Both volcanoes were built by layered basaltic lava flows once the edifice broke the surface of the Pacific. The layers measure from less than a meter to some 25 m thick. They are separated by soils and ash some centimeters to one third a meter thick. The Eastern Molokai Volcano is topped with a caldera that used to measure some 7 km in diameter. There has been massive erosion on the flanks before and after the flank collapse that removed the north half of the eastern volcano exposing numerous dikes on both volcanoes.
There are cinder cones and spatter cones on the western slope of East Molokai from the final stage of volcanism. There are the remains of at least one cone created by a phreatomagmatic eruption at Mokuhooniki a couple kilometers off the eastern end of the island.
Postshield lavas are rare on the older, western volcano. However they make up a substantial volcanic unit on the eastern volcano. The majority of the final volcanic episodes built cones and flows on the north shore of Molokai, one of the episodes forming a peninsula hosting a former leper colony. There was also at least one lava tube associated with this structure. http://pubs.usgs.gov/misc/stearns/Molokai.pdf
Early settlers mismanaged livestock on the island to the point where the dry western end of the island was mostly stripped of vegetation. Since then, has been poorly regrown and suffers substantial erosion.

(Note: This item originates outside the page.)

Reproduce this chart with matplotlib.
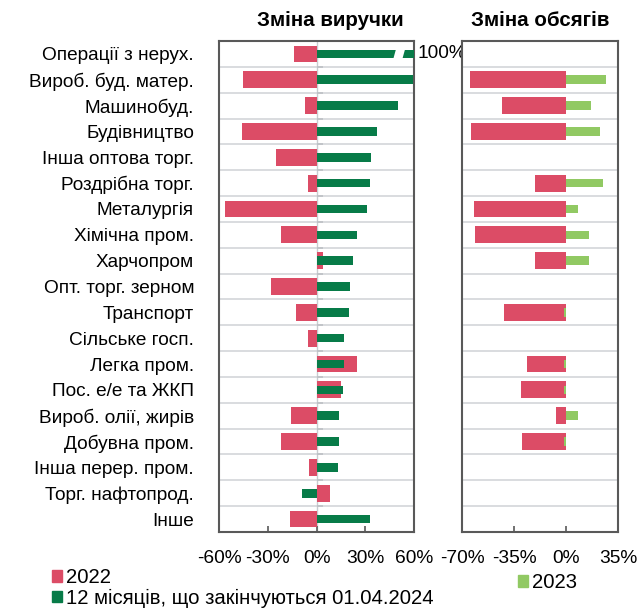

Maui is the largest remaining island of this grouping. It is just under 1,900 km2. The eastern volcano, Haleakala tops out at over 3,000 m. Maui hosts a population of over 140,000 and sits some 50 km west of the Big Island of Hawaii.
As with Molokai, the western volcano is the oldest while Haleakala is the youngest vent. The isthmus connecting the two volcanoes was built chiefly by lavas out of Haleakala. Both mountains are constructed by multiple layered lava flows during the shield building stage, interspersed with thin layers of soils and the occasional ash deposit. http://pubs.usgs.gov/misc/stearns/Maui.pdf
The Hana Slump is the closest known landslide associated with Maui, though the velocity of the collapse does not appear to be significant. Note that Maui is a lot like the original shape of Molokai before the eastern volcano calved and slid north.
As with all Hawaiian Islands on the windward side, Maui generates a significant amount of rain as it wrings water out of the trade winds forcing them up the slopes of the volcanoes. On the windward side of Haleakala, over 750 cm of rainfall yearly is not uncommon. On the lee side, there are places that average 40 – 50 cm per year or less. Droughts are not uncommon with significantly less rainfall than that.
West Maui Volcano is the oldest, having gone through all three aerial stages of Hawaiian volcanism. Its highest point is some 1,700 m above the shoreline. It is constructed primarily of layered basalt flows which are heavily weathered and present spectacular cliffs to the ocean. Following the main shield building phase, it went through a series of postshield eruptions which filled the 5 km diameter main caldera mostly with lava. The final phase was the rejuvenated eruptions which ended some 500,000 years ago.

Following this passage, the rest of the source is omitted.